Most pertinent to the question of a causal relation between moral judgment and juvenile delinquency are intervention studies that target moral judgment and recidivism, showing that induced changes in moral judgment affect delinquent behavior (e.g., Arbuthnot & Gordon, 1988). Although Leeman, Gibbs and Fuller (1993) found no immediate moral judgment intervention effects, moral judgment gains after one year following release were significantly associated with decreased recidivism. Finally, an extensive meta-analysis of intervention studies aimed at increasing moral judgment competence in delinquent and non-delinquent (pre)adolescents and adults yielded consistently medium to large effect sizes (Lind, 2002). This finding is in line with a recent meta-analysis by Wilson, Bouffard, and Mackenzie (2005), showing the positive impact of cognitive-behavioral programs for offenders. These programs are based on the idea that offenders act like criminals because they think as criminals. In particular, reductions in recidivism were observed for interventions focusing on moral functioning, including moral judgment, and cognitive-restructuring programs. Therefore, if interventions for offenders are directed at moral functioning, the focus on moral cognition seems warranted. Notably, the overall effect size estimated from the present meta-analysis of moral judgment and juvenile delinquency is larger than the effect sizes for both cognitive (d=.48) and affective empathy (d=.11) that were reported in a recently published meta-analysis of empathy and offending conducted by Jolliffe and Farington (2004), and larger than the medium effect size for the relation between cognitive distortion (hostile attribution of intent) and aggressive behavior (see meta-analysis by Orobio de Castro, Veerman, Koops, Bosch, & Monschouwer, 2002).
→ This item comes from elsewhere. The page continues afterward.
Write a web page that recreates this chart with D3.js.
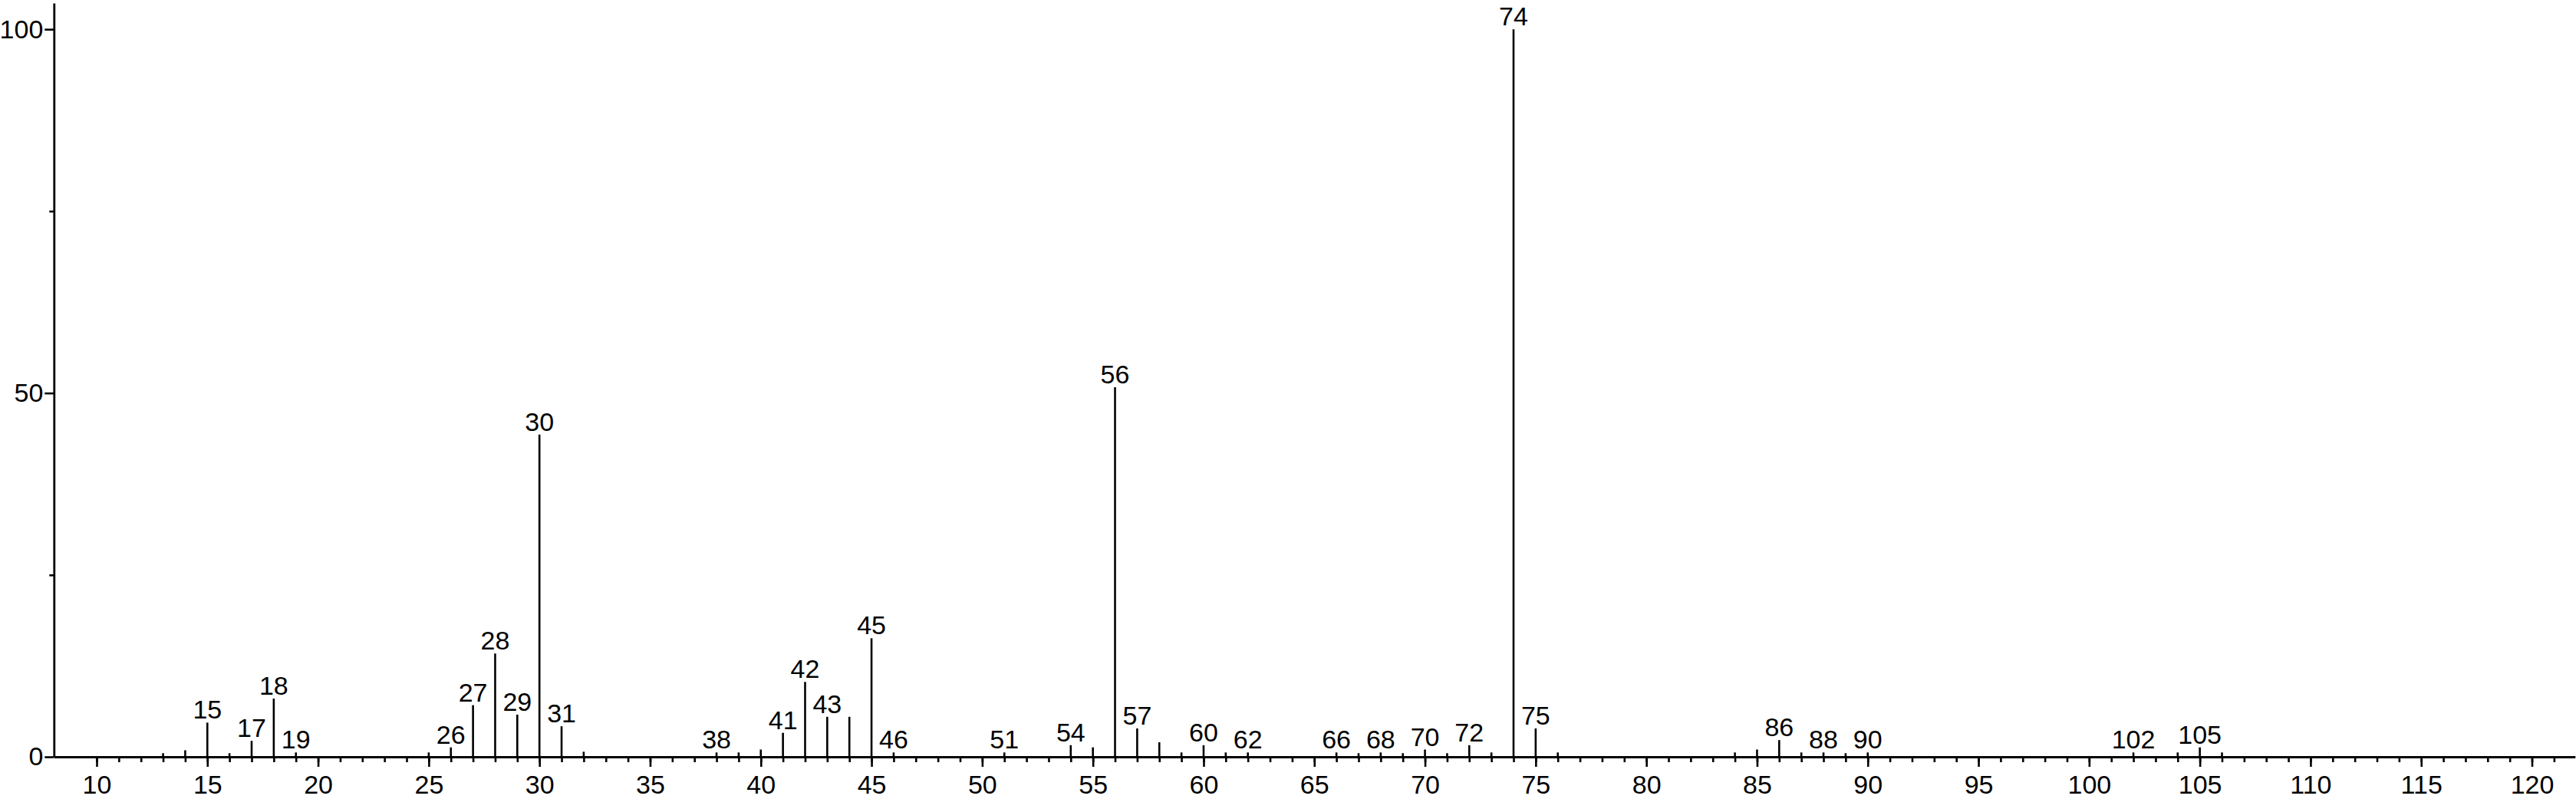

This comprehensive meta-analysis reveals a significantly lower stage of moral judgment for juvenile delinquents compared to that of juvenile nondelinquents. By late adolescence, the superficiality and self-centeredness of immature moral judgment may become criminogenic. Furthermore, the present study has shown institutionalization and psychopathy to be associated with the outcome of studies finding the moral judgment of juvenile delinquents delayed relative to that of nondelinquents. Research into these two moderators would be a first necessary step towards greater investigation of the criminogenic processes associated with delay in moral judgment development of juvenile delinquents. Offender psychopathy and institutionalization effects may also moderate the impact of moral judgment remedial programs (e.g., Potter, Gibbs, & Goldstein, 2001), and hence should be taken into account in analyses of treatment outcome.